Sem dúvida, trata-se de uma atitude
drástica, mas é a única que está à altura
do crescente e angustiado clamor de
nossa sociedade contra a proliferação
indiscriminada dessas armas. Precisamos pôr um ponto final na escalada armamentista e na banalização da violência, capazes de transformar em tragédia qualquer briga de bar e em banho
de sangue uma simples discussão no
trânsito, na escola, na rua ou mesmo
no lar.
Reafirmo que a população tem plena
consciência do problema. Prova disso é
o apoio maciço ao projeto, conforme
todas as pesquisas nacionais de opinião. A mais recente dessas sondagens,
realizada em cem municípios de todas
as regiões do país, com pessoas de diferentes faixas etárias e níveis socioeconômicos, revela que 85% dos entrevistados querem a proibição da venda de
armas e de munições e que 65% defendem seu uso apenas pelos policiais.
Muitos se armam na esperança de se
defender, proteger a família e o patrimônio; mas essa, claramente, não é a
solução. Os marginais estão sempre
preparados, e o surpreendido, na
maioria das vezes, é o cidadão honesto.
Sabe-se que 96% das vítimas armadas
que reagem a assaltos são assassinadas.
Temos de riscar esses índices da vida
nacional. Para 79% dos entrevistados
na mesma pesquisa, a posse de armas
prejudica a segurança do usuário.
As evidências atestam que os mecanismos de controle em vigor são insuficientes. Os jornais divulgaram que,
apenas no Rio, 72% das armas apreendidas tinham como destino original (e
oficial) a exportação, mas estavam circulando pelas ruas da cidade. É um dado que fala por si só.

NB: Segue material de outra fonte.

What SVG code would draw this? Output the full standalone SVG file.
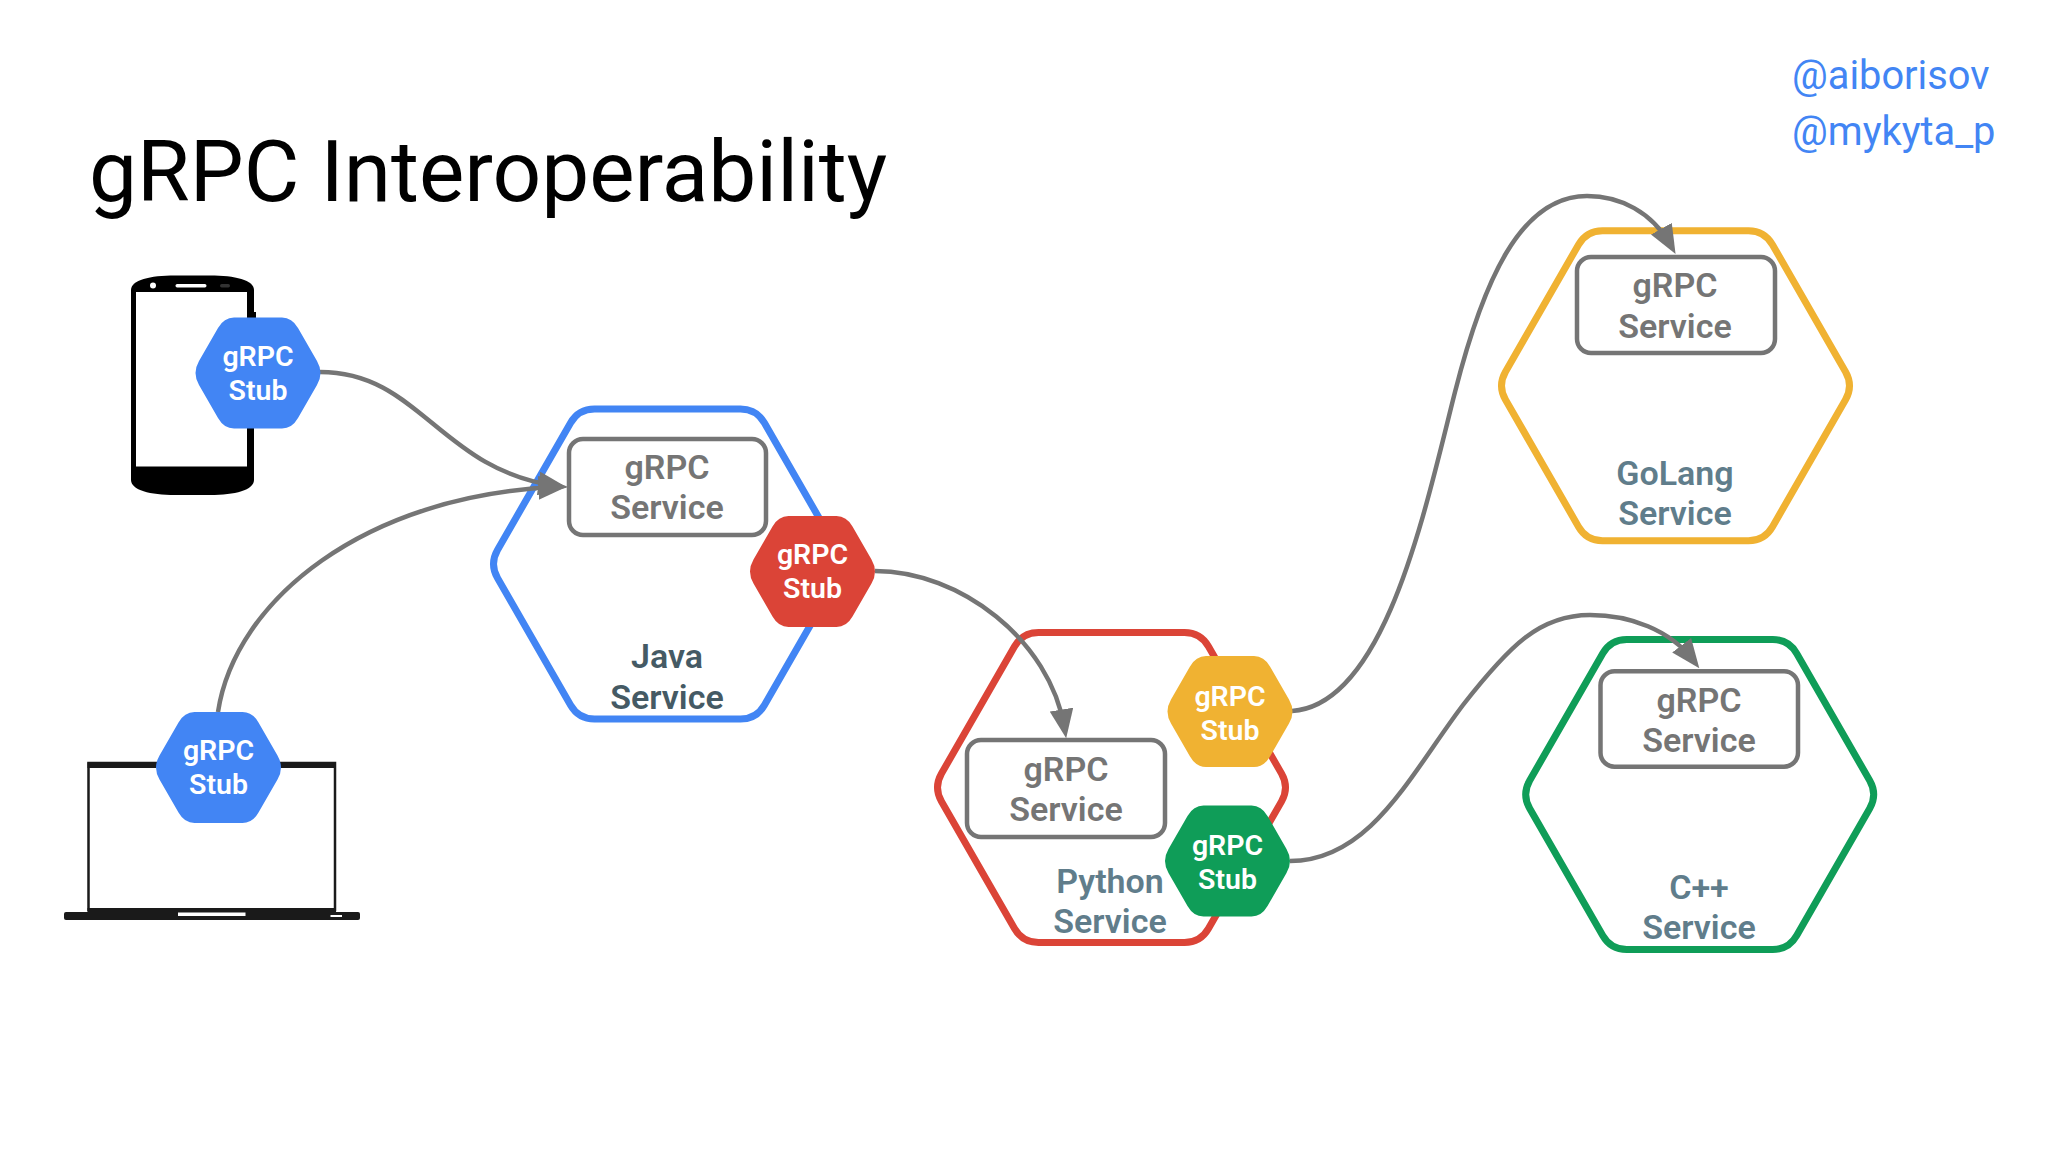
<svg xmlns="http://www.w3.org/2000/svg" xmlns:xlink="http://www.w3.org/1999/xlink" width="2048" height="1152" viewBox="0 0 2048 1152">
<style>
text{font-family:Roboto,"Liberation Sans",sans-serif;text-anchor:middle}
.title{font-size:85.500px;font-weight:400;fill:#000;text-anchor:start}
.handle{font-size:39.800px;font-weight:400;fill:#4285f4;text-anchor:start}
.svc{font-size:34px;font-weight:600;fill:#757575}
.dark{fill:#455a64}
.slate{fill:#607d8b}
.stub{font-size:28.500px;font-weight:600;fill:#fff}
.box{fill:#fff;stroke:#757575;stroke-width:4.500}
.hexo{fill:#fff;stroke-width:7}
.con{fill:none;stroke:#757575;stroke-width:4.500;marker-end:url(#arrow)}
.con2{fill:none;stroke:#757575;stroke-width:4.500}
</style>
<defs>
<path id="hex" d="M-170,-14L-97,-141Q-89,-155 -73,-155L73,-155Q89,-155 97,-141L170,-14Q178,0 170,14L97,141Q89,155 73,155L-73,155Q-89,155 -97,141L-170,14Q-178,0 -170,-14Z"/>
<path id="stubhex" d="M-59,-12L-40,-45Q-34,-55.500 -24,-55.500L24,-55.500Q34,-55.500 40,-45L59,-12Q66,0 59,12L40,45Q34,55.500 24,55.500L-24,55.500Q-34,55.500 -40,45L-59,12Q-66,0 -59,-12Z"/>
<marker id="arrow" markerUnits="userSpaceOnUse" markerWidth="29" markerHeight="24" viewBox="0 0 28 23" refX="18" refY="11.500" orient="auto"><path d="M0,0L28,11.500L0,23Z" fill="#757575"/></marker>
</defs>
<rect width="2048" height="1152" fill="#fff"/>
<text class="title" x="89" y="201">gRPC Interoperability</text>
<text class="handle" x="1792" y="89">@aiborisov</text>
<text class="handle" x="1792" y="145">@mykyta_p</text>

<g id="phone">
<path d="M131,290C131,280 150,275.500 175,275.500L210,275.500C235,275.500 254,280 254,290L254,480C254,490 235,495 210,495L175,495C150,495 131,490 131,480Z" fill="#000"/>
<rect x="254" y="312" width="2" height="18" fill="#000"/>
<rect x="136" y="292" width="111" height="174.500" fill="#fff"/>
<circle cx="153" cy="285.500" r="3" fill="#fff"/>
<rect x="175.500" y="284" width="31" height="3.500" rx="1.700" fill="#fff"/>
<rect x="220" y="284" width="10" height="3.500" rx="1.700" fill="#333"/>
</g>
<g id="laptop">
<rect x="88.500" y="763" width="246.500" height="147" fill="#fff" stroke="#1a1a1a" stroke-width="2.500"/>
<rect x="87.500" y="762.500" width="248.500" height="5.500" fill="#1a1a1a"/>
<rect x="87.500" y="908" width="248.500" height="5" fill="#1a1a1a"/>
<rect x="64" y="912" width="296" height="8" rx="2" fill="#1a1a1a"/>
<rect x="178" y="912.500" width="67.500" height="3.500" fill="#fff"/>
<rect x="330.500" y="915" width="11.500" height="2" fill="#fff"/>
</g>

<g id="java-service">
<use xlink:href="#hex" href="#hex" x="667.500" y="564" class="hexo" stroke="#4285f4"/>
<rect class="box" x="569" y="439" width="197" height="96" rx="14"/>
<text class="svc" x="667" y="479">gRPC</text><text class="svc" x="667" y="519">Service</text>
<text class="svc dark" x="667" y="668">Java</text><text class="svc dark" x="667" y="709">Service</text>
</g>
<g id="python-service">
<use xlink:href="#hex" href="#hex" x="1111.500" y="787.500" class="hexo" stroke="#db4437"/>
<rect class="box" x="967" y="740" width="198" height="97" rx="14"/>
<text class="svc" x="1066" y="781">gRPC</text><text class="svc" x="1066" y="821">Service</text>
<text class="svc slate" x="1110" y="893">Python</text><text class="svc slate" x="1110" y="933">Service</text>
</g>
<g id="golang-service">
<use xlink:href="#hex" href="#hex" x="1675.500" y="385.700" class="hexo" stroke="#f0b232"/>
<rect class="box" x="1577" y="257" width="198" height="96" rx="14"/>
<text class="svc" x="1675" y="297">gRPC</text><text class="svc" x="1675" y="338">Service</text>
<text class="svc slate" x="1675" y="485">GoLang</text><text class="svc slate" x="1675" y="525">Service</text>
</g>
<g id="cpp-service">
<use xlink:href="#hex" href="#hex" x="1699.700" y="794.500" class="hexo" stroke="#0f9d58"/>
<rect class="box" x="1600.500" y="671.200" width="197.500" height="95.500" rx="14"/>
<text class="svc" x="1699" y="712">gRPC</text><text class="svc" x="1699" y="752">Service</text>
<text class="svc slate" x="1699" y="898.500">C++</text><text class="svc slate" x="1699" y="939">Service</text>
</g>

<g id="connectors">
<path class="con" d="M320,372C420,372 440,470 557,486"/>
<path class="con" d="M218,712C235,600 365,495 557,487"/>
<path class="con" d="M875,571C960,571 1050,640 1064.500,728"/>
<path class="con2" d="M1292,711C1385,705 1425,510 1455,392C1483,282 1520,196 1587,196"/>
<path class="con" d="M1587,196C1620,196 1652,212 1670.500,245"/>
<path class="con2" d="M1290,861C1370,861 1410,775 1463,705C1510,645 1540,615 1590,615"/>
<path class="con" d="M1590,615C1630,615 1670,630 1693,660"/>
</g>

<g id="stub-phone"><use xlink:href="#stubhex" href="#stubhex" x="258" y="373" fill="#4285f4"/><text class="stub" x="258" y="366">gRPC</text><text class="stub" x="258" y="400">Stub</text></g>
<g id="stub-laptop"><use xlink:href="#stubhex" href="#stubhex" x="218.500" y="767.500" fill="#4285f4"/><text class="stub" x="218.500" y="760">gRPC</text><text class="stub" x="218.500" y="794">Stub</text></g>
<g id="stub-java"><use xlink:href="#stubhex" href="#stubhex" x="812.500" y="571.500" fill="#db4437"/><text class="stub" x="812.500" y="564">gRPC</text><text class="stub" x="812.500" y="598">Stub</text></g>
<g id="stub-golang"><use xlink:href="#stubhex" href="#stubhex" x="1230" y="711.500" fill="#f0b232"/><text class="stub" x="1230" y="706">gRPC</text><text class="stub" x="1230" y="740">Stub</text></g>
<g id="stub-cpp"><use xlink:href="#stubhex" href="#stubhex" x="1227.500" y="861" fill="#0f9d58"/><text class="stub" x="1227.500" y="855">gRPC</text><text class="stub" x="1227.500" y="889">Stub</text></g>
</svg>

Após a promulgação da lei que criou
o Sinarm (Sistema Nacional de Controle de Armas), num efeito contrário às
expectativas, o número de registros
caiu abruptamente. Em São Paulo, por
exemplo, antes de sua vigência, eram
registradas 70 mil vendas de armas por
ano; depois disso, só 6.700, sendo que
83% desse último total correspondeu a
compras feitas por empresas de vigilância. Conclusão: as pessoas físicas
compradoras de armas passaram a se
abastecer no mercado paralelo. A lei do
Sinarm acabou favorecendo a clandestinidade.
Nosso projeto traduz uma atitude radical, sim, pois pretende cortar pela
raiz a violência que se alastra por salas
de aula, vizinhanças, locais de trabalho, de lazer e mesmo casas de família,
ceifando vidas preciosas, sobretudo entre a população mais jovem. Crianças e
adolescentes são, a um só tempo, protagonistas e vítimas de uma guerra que
não é declarada, mas é letal. Há armas
de fogo na maioria esmagadora dos homicídios de pessoas entre 15 e 19 anos
no Sudeste. Não há dúvida de que sua
onipresença é a grande responsável pela magnitude sinistra de tais índices.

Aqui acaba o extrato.